I walked out of director Steven Soderbergh’s ode to the male stripper, Magic Mike, saying “It’s exactly like a strip show. After the glitter and nudity is covered up you’re left with a group of guys that you have to get to know who are as boring as regular people.” If Soderbergh was attempting to debunk the myth that strippers of any gender live a glamorous life he succeeded. Sadly, that leaves the audience (who will be predominantly female) with 60 minutes of man-candy and 50 minutes of boring crap found in any comedy.
Mike (Channing Tatum) is one of the top male dancers at a nightclub called Xquisite. He takes a young performer (Alex Pettyfer) under his wing with the hopes that Mike can go to greener pastures when the club moves to Miami. As Mike’s protégée Adam starts to live the glamorous life, Mike starts to fall for Adam’s sister Brooke (Cody Horn).
Soderbergh gets credit for releasing a film that allows women to gaze on men. For decades the idea of the “male gaze” has been debated in film and Magic Mike makes no apologies for allowing its male cast to get undressed for long periods of time. Based on the line out the door of my local theater, the movie’s marketing was genius! The dance sequences are the typical pole humping seen in female strip films but instead are actual, choreographed routines that allow star Channing Tatum to remind people he can dance. The amount of bare flesh is astounding during the first half of the movie and will easily make your audience go wild. Had the movie kept on embracing the story of male strippers and their crazy life, the film would have soared and probably become a legend in the genre.
There’s no excuse for this movie’s failure. Honestly, I expected good-looking men discussing the stripper lifestyle. I theorized that possibly Soderbergh would explore the different perceptions of male strippers vs. female strippers. Nope, instead Soderbergh treads territory so well worn it’s become a rut in genre conventions. Instead of looking at stripping as a profession or a lifestyle the film explores the relationship between Mike and Brooke. Brooke of course doesn’t understand Mike’s lifestyle! Mike himself isn’t taken seriously by banks and other professionals in one scene that is literally a flash in the film’s bloated runtime. It’s as if screenwriter Reid Carolin (this is his first major studio script job) had a lot of great stripping scenes written out and realized he had to fill out the rest of the runtime so he added in a little bit of everything. Some strippers have drug problems right? Make Adam lose himself in drugs for a few scenes. The entire second half of the film revolves around the relationship between Brooke and Mike to the point I asked if Mike had quit his job and no one knew. There’s a complete inability to keep the story interesting, fun, or even watchable once the group leaves the club. Aside from Mike, Adam, and the club’s owner Dallas (Matthew McConaughey doing some amazing scenery chewing) the remaining cast members literally have no point in the story.

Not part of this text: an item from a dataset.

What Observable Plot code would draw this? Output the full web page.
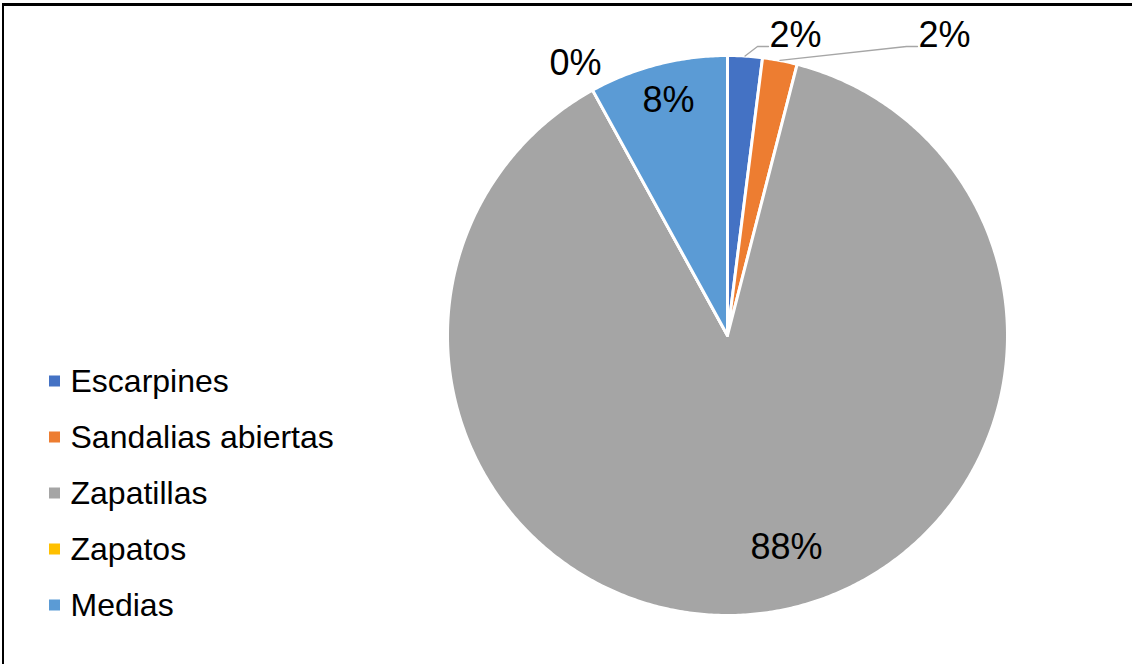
<!DOCTYPE html>
<html><head><meta charset="utf-8">
<script src="https://cdn.jsdelivr.net/npm/d3@7"></script>
<script src="https://cdn.jsdelivr.net/npm/@observablehq/plot@0.6"></script>
<style>
html,body{margin:0;padding:0;background:#fff;overflow:hidden;width:1132px;height:664px;font-family:"Liberation Sans",Arial,sans-serif;}
#topline{position:absolute;left:2px;top:3px;width:1130px;height:3px;background:#000;}
#leftline{position:absolute;left:2px;top:3px;width:2px;height:661px;background:#000;}
#chart{position:absolute;left:0;top:0;width:1132px;height:664px;}
#chart svg{display:block;}
</style></head><body>
<div id="chart"></div><div id="topline"></div><div id="leftline"></div>
<script>
// ---- data ----
const categories = ["Escarpines", "Sandalias abiertas", "Zapatillas", "Zapatos", "Medias"];
const values = [2, 2, 88, 0, 8];
const colors = ["#4472C4", "#ED7D31", "#A5A5A5", "#FFC000", "#5B9BD5"];
const labels = ["2%", "2%", "88%", "0%", "8%"];

// ---- layout ----
const W = 1132, H = 664, cx = 727, cy = 335, R = 280;
const labelXY = [[795, 35], [944, 35], [786, 547], [575, 63], [668, 100]];
const leaderIdx = [0, 1];
const leaderY = 46;
const legendTop = 381, legendStep = 56;

const arcs = d3.pie().sort(null).value(d => d)(values);

// slice polygons (center + arc outline)
const slicePts = [];
arcs.forEach((a, i) => {
  slicePts.push({cat: categories[i], x: cx, y: cy});
  const span = a.endAngle - a.startAngle;
  const n = Math.max(1, Math.ceil(span / (Math.PI / 360)));
  for (let k = 0; k <= n; k++) {
    const t = a.startAngle + span * k / n;
    slicePts.push({cat: categories[i], x: cx + R * Math.sin(t), y: cy - R * Math.cos(t)});
  }
});

// leader lines
const leaderPts = [];
leaderIdx.forEach(i => {
  const a = arcs[i];
  const m = (a.startAngle + a.endAngle) / 2;
  const textLeft = labelXY[i][0] - 25;
  const endX = textLeft - 2;
  leaderPts.push({cat: categories[i], x: cx + R * Math.sin(m), y: cy - R * Math.cos(m)});
  leaderPts.push({cat: categories[i], x: endX - 11, y: leaderY});
  leaderPts.push({cat: categories[i], x: endX, y: leaderY});
});

const idx = categories.map((_, i) => i);

const chart = Plot.plot({
  width: W, height: H,
  margin: 0,
  x: {domain: [0, W], range: [0, W], axis: null},
  y: {domain: [0, H], range: [0, H], axis: null},
  color: {domain: categories, range: colors},
  style: {fontFamily: '"Liberation Sans", Arial, sans-serif', background: "transparent"},
  marks: [
    Plot.line(slicePts, {x: "x", y: "y", z: "cat", fill: "cat", stroke: "white", strokeWidth: 3, strokeLinejoin: "round", curve: "linear-closed"}),
    Plot.line(leaderPts, {x: "x", y: "y", z: "cat", stroke: "#A6A6A6", strokeWidth: 1.3}),
    Plot.text(idx, {x: i => labelXY[i][0], y: i => labelXY[i][1], text: i => labels[i], fontSize: 36, fill: "#000"}),
    Plot.rect(idx, {x1: () => 49, x2: () => 60, y1: i => legendTop + legendStep * i - 5.5, y2: i => legendTop + legendStep * i + 5.5, fill: i => categories[i]}),
    Plot.text(idx, {x: () => 70, y: i => legendTop + legendStep * i, text: i => categories[i], textAnchor: "start", fontSize: 32, fill: "#000"})
  ]
});
document.getElementById("chart").appendChild(chart);
</script>
</body></html>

The acting itself is a hodgepodge of indifference. Tatum is good at comedy and dance but he continues to show what a dead fish he is when trying to “Act.” He has no chemistry with leading lady Cody Horn. Horn herself is a blonde Kristen Stewart with no personality. She’s poorly written as the uptight sister who doesn’t get stripping but Horn doesn’t rise above the material, simply looking dour. Pettyfer continues to show himself off as a pretty face surrounded by similar wasted faces like Matt Bomer and Joe Manganiello.
Soderbergh is stretching himself thin to be sure and the weak effort seen in Magic Mike is proof of that. Aside from the harsh yellow tones we’ve come to expect from the director, there’s nothing that even defines this as a Soderbergh film. Instead it’s a flashy gimmick movie that devolves into plodding romantic drama. Hopefully, the Magic Mike DVD will have a “Strip Scene” feature that just allows you to watch the stripping and remove the story…the film works better.